-------- Records to process --------

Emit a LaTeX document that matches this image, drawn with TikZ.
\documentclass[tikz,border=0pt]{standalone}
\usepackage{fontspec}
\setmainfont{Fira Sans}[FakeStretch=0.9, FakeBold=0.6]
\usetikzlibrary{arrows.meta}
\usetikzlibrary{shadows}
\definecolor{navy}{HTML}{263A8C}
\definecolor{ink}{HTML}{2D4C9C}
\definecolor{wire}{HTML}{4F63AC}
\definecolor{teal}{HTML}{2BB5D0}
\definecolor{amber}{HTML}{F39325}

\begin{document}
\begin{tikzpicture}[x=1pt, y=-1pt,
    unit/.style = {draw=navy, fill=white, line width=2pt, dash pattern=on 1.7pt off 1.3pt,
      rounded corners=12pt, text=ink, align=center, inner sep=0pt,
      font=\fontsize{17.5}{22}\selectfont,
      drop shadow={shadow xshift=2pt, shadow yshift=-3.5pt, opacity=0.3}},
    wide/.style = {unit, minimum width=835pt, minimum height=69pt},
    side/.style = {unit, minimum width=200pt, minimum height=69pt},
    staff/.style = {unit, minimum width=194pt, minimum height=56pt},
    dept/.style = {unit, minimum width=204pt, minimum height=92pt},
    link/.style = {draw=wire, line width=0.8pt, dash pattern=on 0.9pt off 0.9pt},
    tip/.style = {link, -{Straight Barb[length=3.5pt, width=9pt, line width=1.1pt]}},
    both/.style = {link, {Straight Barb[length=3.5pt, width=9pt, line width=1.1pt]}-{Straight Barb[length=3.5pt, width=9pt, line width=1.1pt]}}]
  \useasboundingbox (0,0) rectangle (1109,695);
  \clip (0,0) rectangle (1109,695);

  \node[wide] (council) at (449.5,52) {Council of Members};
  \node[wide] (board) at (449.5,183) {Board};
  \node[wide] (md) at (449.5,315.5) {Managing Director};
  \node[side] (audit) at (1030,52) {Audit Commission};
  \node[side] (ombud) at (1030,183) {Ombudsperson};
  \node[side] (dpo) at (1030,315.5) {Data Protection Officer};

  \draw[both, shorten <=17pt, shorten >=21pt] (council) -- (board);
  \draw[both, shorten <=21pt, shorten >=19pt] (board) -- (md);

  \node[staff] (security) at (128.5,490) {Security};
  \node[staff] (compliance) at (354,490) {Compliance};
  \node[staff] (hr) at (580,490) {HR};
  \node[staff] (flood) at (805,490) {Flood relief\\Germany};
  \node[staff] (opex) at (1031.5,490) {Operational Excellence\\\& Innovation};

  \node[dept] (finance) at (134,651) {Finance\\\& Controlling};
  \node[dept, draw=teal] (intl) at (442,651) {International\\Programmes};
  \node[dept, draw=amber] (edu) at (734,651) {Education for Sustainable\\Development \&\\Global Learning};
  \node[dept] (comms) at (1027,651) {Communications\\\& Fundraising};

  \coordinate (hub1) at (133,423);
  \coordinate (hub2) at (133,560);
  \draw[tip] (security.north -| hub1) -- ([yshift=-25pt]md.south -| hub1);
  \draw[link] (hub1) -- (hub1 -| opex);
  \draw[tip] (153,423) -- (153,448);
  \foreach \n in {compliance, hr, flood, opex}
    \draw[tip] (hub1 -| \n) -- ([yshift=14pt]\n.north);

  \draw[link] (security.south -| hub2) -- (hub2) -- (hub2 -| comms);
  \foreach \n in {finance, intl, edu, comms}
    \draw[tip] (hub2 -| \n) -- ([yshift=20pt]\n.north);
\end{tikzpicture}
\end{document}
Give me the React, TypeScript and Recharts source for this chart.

--------

# Your instructions:
Print the records once more, exactly as they were given.

# Solution to this task:
Emit a LaTeX document that matches this image, drawn with TikZ.
\documentclass[tikz,border=0pt]{standalone}
\usepackage{fontspec}
\setmainfont{Fira Sans}[FakeStretch=0.9, FakeBold=0.6]
\usetikzlibrary{arrows.meta}
\usetikzlibrary{shadows}
\definecolor{navy}{HTML}{263A8C}
\definecolor{ink}{HTML}{2D4C9C}
\definecolor{wire}{HTML}{4F63AC}
\definecolor{teal}{HTML}{2BB5D0}
\definecolor{amber}{HTML}{F39325}

\begin{document}
\begin{tikzpicture}[x=1pt, y=-1pt,
    unit/.style = {draw=navy, fill=white, line width=2pt, dash pattern=on 1.7pt off 1.3pt,
      rounded corners=12pt, text=ink, align=center, inner sep=0pt,
      font=\fontsize{17.5}{22}\selectfont,
      drop shadow={shadow xshift=2pt, shadow yshift=-3.5pt, opacity=0.3}},
    wide/.style = {unit, minimum width=835pt, minimum height=69pt},
    side/.style = {unit, minimum width=200pt, minimum height=69pt},
    staff/.style = {unit, minimum width=194pt, minimum height=56pt},
    dept/.style = {unit, minimum width=204pt, minimum height=92pt},
    link/.style = {draw=wire, line width=0.8pt, dash pattern=on 0.9pt off 0.9pt},
    tip/.style = {link, -{Straight Barb[length=3.5pt, width=9pt, line width=1.1pt]}},
    both/.style = {link, {Straight Barb[length=3.5pt, width=9pt, line width=1.1pt]}-{Straight Barb[length=3.5pt, width=9pt, line width=1.1pt]}}]
  \useasboundingbox (0,0) rectangle (1109,695);
  \clip (0,0) rectangle (1109,695);

  \node[wide] (council) at (449.5,52) {Council of Members};
  \node[wide] (board) at (449.5,183) {Board};
  \node[wide] (md) at (449.5,315.5) {Managing Director};
  \node[side] (audit) at (1030,52) {Audit Commission};
  \node[side] (ombud) at (1030,183) {Ombudsperson};
  \node[side] (dpo) at (1030,315.5) {Data Protection Officer};

  \draw[both, shorten <=17pt, shorten >=21pt] (council) -- (board);
  \draw[both, shorten <=21pt, shorten >=19pt] (board) -- (md);

  \node[staff] (security) at (128.5,490) {Security};
  \node[staff] (compliance) at (354,490) {Compliance};
  \node[staff] (hr) at (580,490) {HR};
  \node[staff] (flood) at (805,490) {Flood relief\\Germany};
  \node[staff] (opex) at (1031.5,490) {Operational Excellence\\\& Innovation};

  \node[dept] (finance) at (134,651) {Finance\\\& Controlling};
  \node[dept, draw=teal] (intl) at (442,651) {International\\Programmes};
  \node[dept, draw=amber] (edu) at (734,651) {Education for Sustainable\\Development \&\\Global Learning};
  \node[dept] (comms) at (1027,651) {Communications\\\& Fundraising};

  \coordinate (hub1) at (133,423);
  \coordinate (hub2) at (133,560);
  \draw[tip] (security.north -| hub1) -- ([yshift=-25pt]md.south -| hub1);
  \draw[link] (hub1) -- (hub1 -| opex);
  \draw[tip] (153,423) -- (153,448);
  \foreach \n in {compliance, hr, flood, opex}
    \draw[tip] (hub1 -| \n) -- ([yshift=14pt]\n.north);

  \draw[link] (security.south -| hub2) -- (hub2) -- (hub2 -| comms);
  \foreach \n in {finance, intl, edu, comms}
    \draw[tip] (hub2 -| \n) -- ([yshift=20pt]\n.north);
\end{tikzpicture}
\end{document}
Give me the React, TypeScript and Recharts source for this chart.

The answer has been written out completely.